Sin embargo, para darle sentido a esta pataleta trágica, la ficción recorre un camino perfectamente novelístico. Asistimos al desarrollo de una historia de amor, dramática y apasionada, con un final infeliz. Hemos conocido a un hombre, con sus manías como todos, sus contradicciones y sus conflictos; hemos visto nacer su amor, llenarlo hasta la coronilla y sufrir la desilusión de su amada esquiva e inasequible; los episodios se suceden con coherencia narrativa y tensión creciente. Si Augusto Pérez se nos aparece como un hombre, es para que el enfrentamiento final con el autor cobre todo su sentido. Al igual que las reglas clásicas del guión cinematográfico enseñan que para que la muerte de un personaje conmueva al espectador, antes tiene que haberlo visto vivir. Este largo recorrido es el prólogo necesario para entender los últimos capítulos, donde Unamuno nos libra sus obsesiones y nos demuestra su habilidad de escritor para coronar la obra.

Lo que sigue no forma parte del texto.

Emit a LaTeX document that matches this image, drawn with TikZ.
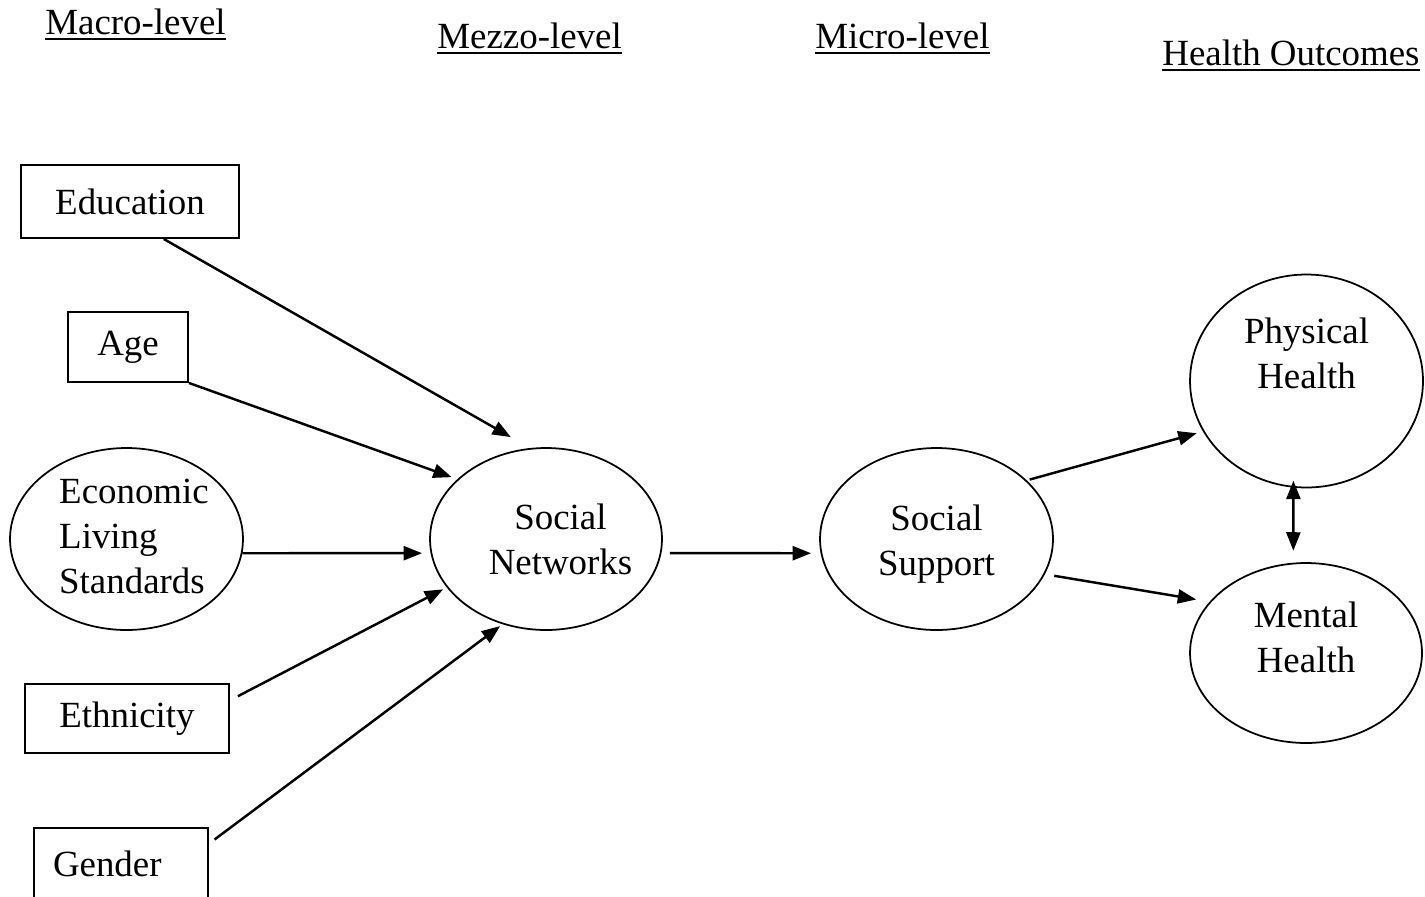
\documentclass[tikz,border=0pt]{standalone}
\usepackage{fontspec}
\setmainfont{Liberation Serif}
\usetikzlibrary{shapes.geometric,arrows.meta}
\newcommand{\lvl}[1]{\setbox0=\hbox{#1}\rlap{\rule[-3.4pt]{\wd0}{1.2pt}}\box0}

\begin{document}
\begin{tikzpicture}[x=0.02cm,y=-0.02cm,
        every node/.style={font=\fontsize{21}{25.6}\selectfont},
        box/.style={draw, rectangle, line width=1.1pt, inner sep=0pt},
        oval/.style={draw, ellipse, line width=1pt, inner sep=0pt},
        head/.style={anchor=base west, inner sep=0pt},
        every label/.style={align=center},
        >={Triangle[length=10.5pt,width=8pt]},
        link/.style={->, line width=1.4pt}]
        \useasboundingbox (0,0) rectangle (1425,896);
        % level headings
        \node[head] (macro) at (45,34) {\lvl{Macro-level}};
        \node[head] (mezzo) at (437,48) {\lvl{Mezzo-level}};
        \node[head] (micro) at (815,48) {\lvl{Micro-level}};
        \node[head] (outc) at (1162,65) {\lvl{Health Outcomes}};
        % macro-level factors
        \node[box, minimum width=4.36cm, minimum height=1.46cm] (edu) at (130,201.5) {Education};
        \node[box, minimum width=2.4cm, minimum height=1.4cm] (age) at (128,347) {Age};
        \node[oval, minimum width=4.66cm, minimum height=3.64cm,
              label={[align=left, xshift=0.15cm, yshift=0.06cm]center:Economic\\Living\\Standards}] (econ) at (126.5,539) {};
        \node[box, minimum width=4.08cm, minimum height=1.38cm] (eth) at (127,718.5) {Ethnicity};
        \node[box, minimum height=1.44cm, inner xsep=0.38cm, text width=2.72cm, align=left] (gen) at (121,864) {Gender};
        % mezzo, micro and outcomes
        \node[oval, minimum width=4.64cm, minimum height=3.64cm,
              label={[xshift=0.29cm]center:Social\\Networks}] (net) at (546,539) {};
        \node[oval, minimum width=4.66cm, minimum height=3.64cm,
              label={[yshift=-0.1cm]center:Social\\Support}] (sup) at (936.5,539) {};
        \node[oval, minimum width=4.66cm, minimum height=4.26cm,
              label={[yshift=0.56cm]center:Physical\\Health}] (phys) at (1306.5,381) {};
        \node[oval, minimum width=4.64cm, minimum height=3.6cm,
              label={[yshift=0.32cm]center:Mental\\Health}] (ment) at (1306,653) {};
        % paths
        \draw[link, shorten >=0.44cm] (edu.-48) -- (net.100);
        \draw[link, shorten >=0.12cm] (age.south east) -- (net.146);
        \draw[link, shorten >=0.17cm] (econ.-7) -- (net.187);
        \draw[link, shorten <=0.18cm, shorten >=0.08cm] (eth.10) -- (net.206);
        \draw[link, shorten <=0.14cm, shorten >=0.06cm] (gen.13) -- (net.243);
        \draw[link, shorten <=0.17cm, shorten >=0.19cm] (net.-7) -- (sup.187);
        \draw[link, shorten <=0.06cm, shorten >=0.13cm] (sup.33) -- (phys.206);
        \draw[link, shorten <=0.19cm, shorten >=0.27cm] (sup.-18) -- (ment.152);
        \draw[link, <->, shorten <=-0.14cm, shorten >=0.24cm] (phys.263) -- (ment.98);
\end{tikzpicture}
\end{document}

Junto a estos puntos esenciales, el libro describe con agudeza y humor la vida provinciana de los años postreros de la llamada belle époque, con sus tipos cordiales, su profesora de piano, sus filósofos de vía estrecha, sus novios formales, sus rentistas ociosos, sus viejos murgas y sus señoras marisabidillas, y su ambiente recoleto y asfixiante, el visiteo social, el callejear curioso y desnortado, las rivalidades de campanario, las partidas del casino, etcétera. Todo este desfile de personajes y de costumbres le permite a Unamuno un tratamiento humorístico de la realidad municipal y ramplona, que es uno de los múltiples atractivos de la novela. En esta misma dirección, las salpicaduras de ingenio que llenan sus páginas nos las acercan con una complicidad de testigos. De cuando en cuando nos asaltan frases felices, como éstas: 'La hormiga es uno de los animales más hipócritas', 'la mujer sólo ama a su hombre, mientras no piense como ella', 'el amor, ¿es el jugo del aburrimiento?', 'eso del amor es cosa de libros'.

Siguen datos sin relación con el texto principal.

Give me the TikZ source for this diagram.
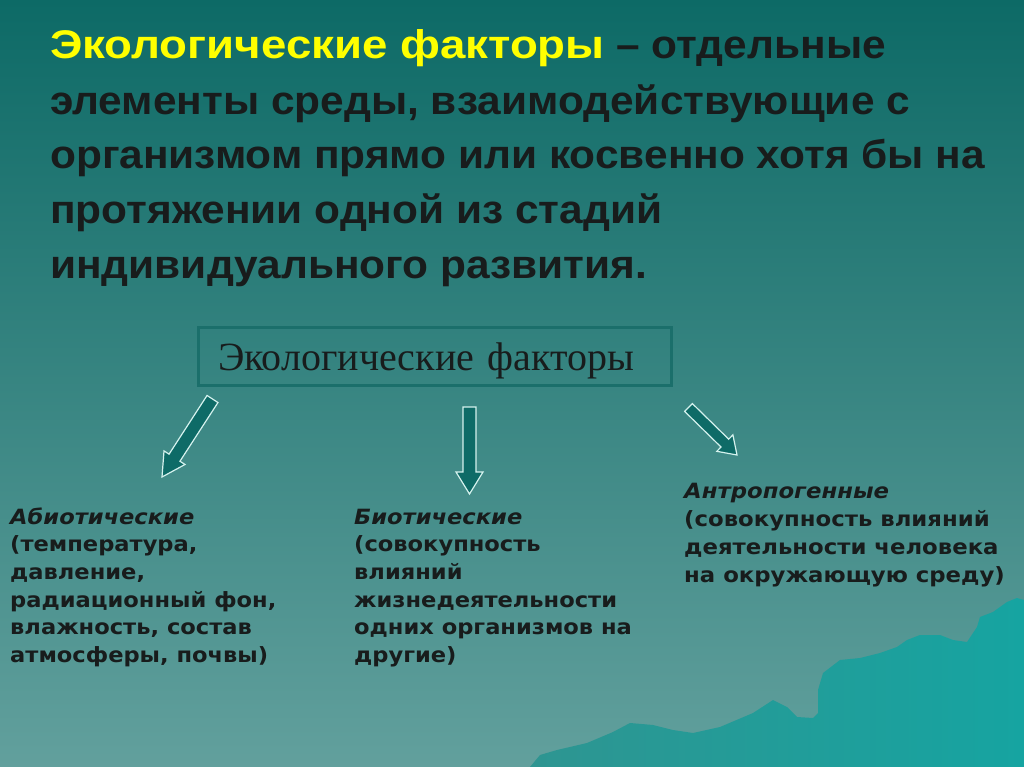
\documentclass[tikz,border=0pt]{standalone}
\usepackage{fontspec}
\usetikzlibrary{calc}
\setmainfont{Liberation Sans}
\newfontfamily\titlefont{Liberation Sans}[FakeStretch=1.06]
\newfontfamily\titlefontY{Liberation Sans}[FakeStretch=1.14]
\newfontfamily\bodyfont{DejaVu Sans}[FakeStretch=1.075]
\newfontfamily\bodyfontW{DejaVu Sans}[FakeStretch=1.085]
\newfontfamily\boxfont{Liberation Serif}
\definecolor{bgtop}{HTML}{0D6A66}
\definecolor{bgmid}{HTML}{3E8683}
\definecolor{bgbot}{HTML}{62A09D}
\definecolor{ink}{HTML}{181C1C}
\definecolor{titleyellow}{HTML}{FFFF00}
\definecolor{boxline}{HTML}{1B6F6B}
\definecolor{arrowfill}{HTML}{0E6B67}
\definecolor{arrowedge}{HTML}{D5F2EE}
\definecolor{mountA}{HTML}{2E9591}
\definecolor{mountB}{HTML}{16A4A1}
\newcommand\blockarrow[5]{%
  \coordinate (ba-base) at ($(#2)!#5!(#1)$);
  \filldraw[arrowstyle] ($(#1)!#3!90:(#2)$) -- ($(ba-base)!#3!-90:(#1)$) -- ($(ba-base)!#4!-90:(#1)$) -- (#2) -- ($(ba-base)!#4!90:(#1)$) -- ($(ba-base)!#3!90:(#1)$) -- ($(#1)!#3!-90:(#2)$) -- cycle;}
\tikzset{
  titletext/.style={anchor=base west, inner sep=0pt, text=ink, font=\titlefont\bfseries\fontsize{40}{48}\selectfont},
  blocktext/.style={anchor=base west, inner sep=0pt, text=ink, align=left, font=\bodyfont\bfseries\fontsize{21}{27.7}\selectfont},
  factorbox/.style={draw=boxline, line width=3pt, minimum width=473pt, minimum height=58pt, inner xsep=20pt, inner ysep=0pt, text width=433pt, align=left, text height=28pt, text depth=0pt, text=ink, font=\boxfont\fontsize{40}{44}\selectfont},
  arrowstyle/.style={fill=arrowfill, draw=arrowedge, line width=1.2pt, line join=miter}
}
\begin{document}
\begin{tikzpicture}[x=1pt,y=-1pt]
\useasboundingbox (0,0) rectangle (1024,767);
\shade[top color=bgtop, middle color=bgmid, bottom color=bgbot] (0,0) rectangle (1024,767);
% mountains
\shade[left color=mountA, right color=mountB]
 (530,767) -- (540,755) -- (557,750) -- (587,743) -- (613,732) -- (630,723) -- (653,725) -- (673,730) -- (693,733) -- (720,727) -- (753,713) -- (773,700) -- (787,707) -- (797,717) -- (813,718) -- (818,713) -- (818,690) -- (823,673) -- (840,660) -- (860,658) -- (880,653) -- (897,647) -- (907,640) -- (920,635) -- (940,635) -- (953,640) -- (967,642) -- (977,627) -- (980,617) -- (993,612) -- (1007,602) -- (1017,598) -- (1024,600) -- (1024,767) -- cycle;
% title
\node[titletext] (t1) at (50,59) {{\titlefontY\color{titleyellow}Экологические факторы} – отдельные};
\node[titletext] (t2) at (50,115) {элементы среды, взаимодействующие с};
\node[titletext] (t3) at (50,169) {организмом прямо или косвенно хотя бы на};
\node[titletext] (t4) at (50,224) {протяжении одной из стадий};
\node[titletext] (t5) at (50,278) {индивидуального развития.};
% box
\node[factorbox] (box) at (434.5,356.5) {Экологические факторы};
% arrows
\coordinate (aLs) at (212.5,399);
\coordinate (aLt) at (162,477);
\coordinate (aMs) at (469.5,407);
\coordinate (aMt) at (469.5,494);
\coordinate (aRs) at (688.5,407.5);
\coordinate (aRt) at (737,455);
\blockarrow{aLs}{aLt}{6.5pt}{12.5pt}{23pt}
\blockarrow{aMs}{aMt}{6.5pt}{13.5pt}{22pt}
\blockarrow{aRs}{aRt}{5.5pt}{11.5pt}{17pt}
% blocks (anchor = baseline of last line)
\node[blocktext] (abio) at (10,662.5) {\itshape Абиотические\\(температура,\\давление,\\радиационный фон,\\влажность, состав\\атмосферы, почвы)};
\node[blocktext] (bio) at (354,662.5) {\itshape Биотические\\(совокупность\\влияний\\жизнедеятельности\\одних организмов на\\другие)};
\node[blocktext, font=\bodyfontW\bfseries\fontsize{21}{27.7}\selectfont] (anthro) at (684,582) {\itshape Антропогенные\\(совокупность влияний\\деятельности человека\\на окружающую среду)};
\end{tikzpicture}
\end{document}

También nos sorprende por la moderna audacia de su actitud. Un anticipo sartriano: 'Todos somos expósitos'; una coincidencia sesgada con Machado: 'El sendero nos lo hacemos con los pies, según caminamos a la ventura'. Un vislumbre de la teoría de Monod sobre el azar y la necesidad: '¿No te parece que esa idea de la necesidad no es sino la forma suprema que el azar toma a nuestra mente?'. O las paradojas, casi wildeanas, a las que tan aficionado era Unamuno: 'El río subterráneo va del mar a la fuente', 'me falta alma, porque me sobra cuerpo', 'me ha vuelto ciego al darme la vista', 'a la Humanidad maldita falta que le hacen los genios'. O la ironía dialéctica de 'Dios es también anarquista' o 'El conocimiento que no es pecado no es tal conocimiento, no es racional'.

Creo que hoy, pasadas las tentaciones abstractas del siglo XX, estamos en buenas condiciones para volver a Unamuno y su perplejidad, más acá de la niebla. Él, que siempre iba directamente al grano, nos recuerda las cuestiones vitales de la persona humana, de la improbabilidad del conocimiento, de la dificultad de ser, de la libertad individual, de la obligación de llenar bien nuestra biografía. ¿Qué más se puede pedir a un libro que nos divierte y nos hace preguntas?